§ YOUR INSTRUCTIONS
Skip the pictures and repeat each line of the data exactly.

===============

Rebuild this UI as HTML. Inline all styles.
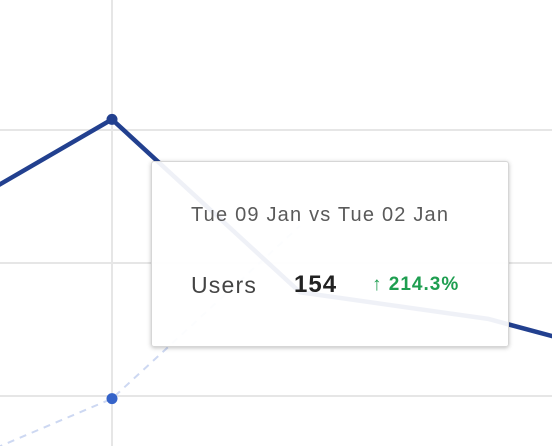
<!DOCTYPE html>
<html><head><meta charset="utf-8"><style>
html,body{margin:0;padding:0;background:#fff;width:552px;height:446px;overflow:hidden;font-family:"Liberation Sans",sans-serif}
#tip{position:absolute;left:151px;top:161px;width:358px;height:186px;box-sizing:border-box;background:rgba(255,255,255,0.93);border:1px solid #d6d6d6;border-radius:3px;box-shadow:0 1px 4px rgba(0,0,0,0.25)}
.t{position:absolute;white-space:nowrap}
</style></head><body>
<svg id="chart" width="552" height="446" style="position:absolute;left:0;top:0"></svg>
<div id="tip">
<div class="t" style="left:39px;top:42px;font-size:20px;letter-spacing:1.2px;color:#5a5a5a">Tue 09 Jan vs Tue 02 Jan</div>
<div class="t" style="left:39px;top:110px;font-size:23px;letter-spacing:1.2px;color:#444">Users</div>
<div class="t" style="left:142px;top:109px;font-size:24px;letter-spacing:1px;font-weight:bold;color:#222">154</div>
<div class="t" style="left:220px;top:112px;font-size:19px;letter-spacing:1px;font-weight:bold;color:#1e9e50">↑ 214.3%</div>
</div>
<script>
const categories=["Mon 08 Jan","Tue 09 Jan","Wed 10 Jan","Thu 11 Jan","Fri 12 Jan"];
const currentValues=[113,154,89,79,60];
const previousValues=[19,49,114];
const gridValues=[50,100,150];
const NS="http://www.w3.org/2000/svg";
const svg=document.getElementById('chart');
function xs(i){return -76+i*188;}
function ys(v){return 529-v*2.66;}
function mk(t,a){const e=document.createElementNS(NS,t);for(const k in a)e.setAttribute(k,a[k]);svg.appendChild(e);return e;}
gridValues.forEach(v=>{const l=mk('line',{x1:0,x2:552,y1:ys(v),y2:ys(v),stroke:'#e6e6e6','stroke-width':2});

});
const vl=mk('line',{x1:xs(1),x2:xs(1),y1:0,y2:446,stroke:'#e6e6e6','stroke-width':2});


const pp=mk('polyline',{points:previousValues.map((v,i)=>xs(i)+','+ys(v)).join(' '),fill:'none',stroke:'#cdd8f2','stroke-width':2,'stroke-dasharray':'7,6'});


const cp=mk('polyline',{points:currentValues.map((v,i)=>xs(i)+','+ys(v)).join(' '),fill:'none',stroke:'#22408f','stroke-width':4.5,'stroke-linejoin':'round'});


const d1=mk('circle',{cx:xs(1),cy:ys(currentValues[1]),r:5.5,fill:'#22408f'});


const d2=mk('circle',{cx:xs(1),cy:ys(previousValues[1]),r:5.5,fill:'#3563c9'});


</script>
</body></html>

===============

§ ANSWER FOR THE TASK
Rebuild this UI as HTML. Inline all styles.
<!DOCTYPE html>
<html><head><meta charset="utf-8"><style>
html,body{margin:0;padding:0;background:#fff;width:552px;height:446px;overflow:hidden;font-family:"Liberation Sans",sans-serif}
#tip{position:absolute;left:151px;top:161px;width:358px;height:186px;box-sizing:border-box;background:rgba(255,255,255,0.93);border:1px solid #d6d6d6;border-radius:3px;box-shadow:0 1px 4px rgba(0,0,0,0.25)}
.t{position:absolute;white-space:nowrap}
</style></head><body>
<svg id="chart" width="552" height="446" style="position:absolute;left:0;top:0"></svg>
<div id="tip">
<div class="t" style="left:39px;top:42px;font-size:20px;letter-spacing:1.2px;color:#5a5a5a">Tue 09 Jan vs Tue 02 Jan</div>
<div class="t" style="left:39px;top:110px;font-size:23px;letter-spacing:1.2px;color:#444">Users</div>
<div class="t" style="left:142px;top:109px;font-size:24px;letter-spacing:1px;font-weight:bold;color:#222">154</div>
<div class="t" style="left:220px;top:112px;font-size:19px;letter-spacing:1px;font-weight:bold;color:#1e9e50">↑ 214.3%</div>
</div>
<script>
const categories=["Mon 08 Jan","Tue 09 Jan","Wed 10 Jan","Thu 11 Jan","Fri 12 Jan"];
const currentValues=[113,154,89,79,60];
const previousValues=[19,49,114];
const gridValues=[50,100,150];
const NS="http://www.w3.org/2000/svg";
const svg=document.getElementById('chart');
function xs(i){return -76+i*188;}
function ys(v){return 529-v*2.66;}
function mk(t,a){const e=document.createElementNS(NS,t);for(const k in a)e.setAttribute(k,a[k]);svg.appendChild(e);return e;}
gridValues.forEach(v=>{const l=mk('line',{x1:0,x2:552,y1:ys(v),y2:ys(v),stroke:'#e6e6e6','stroke-width':2});

});
const vl=mk('line',{x1:xs(1),x2:xs(1),y1:0,y2:446,stroke:'#e6e6e6','stroke-width':2});


const pp=mk('polyline',{points:previousValues.map((v,i)=>xs(i)+','+ys(v)).join(' '),fill:'none',stroke:'#cdd8f2','stroke-width':2,'stroke-dasharray':'7,6'});


const cp=mk('polyline',{points:currentValues.map((v,i)=>xs(i)+','+ys(v)).join(' '),fill:'none',stroke:'#22408f','stroke-width':4.5,'stroke-linejoin':'round'});


const d1=mk('circle',{cx:xs(1),cy:ys(currentValues[1]),r:5.5,fill:'#22408f'});


const d2=mk('circle',{cx:xs(1),cy:ys(previousValues[1]),r:5.5,fill:'#3563c9'});


</script>
</body></html>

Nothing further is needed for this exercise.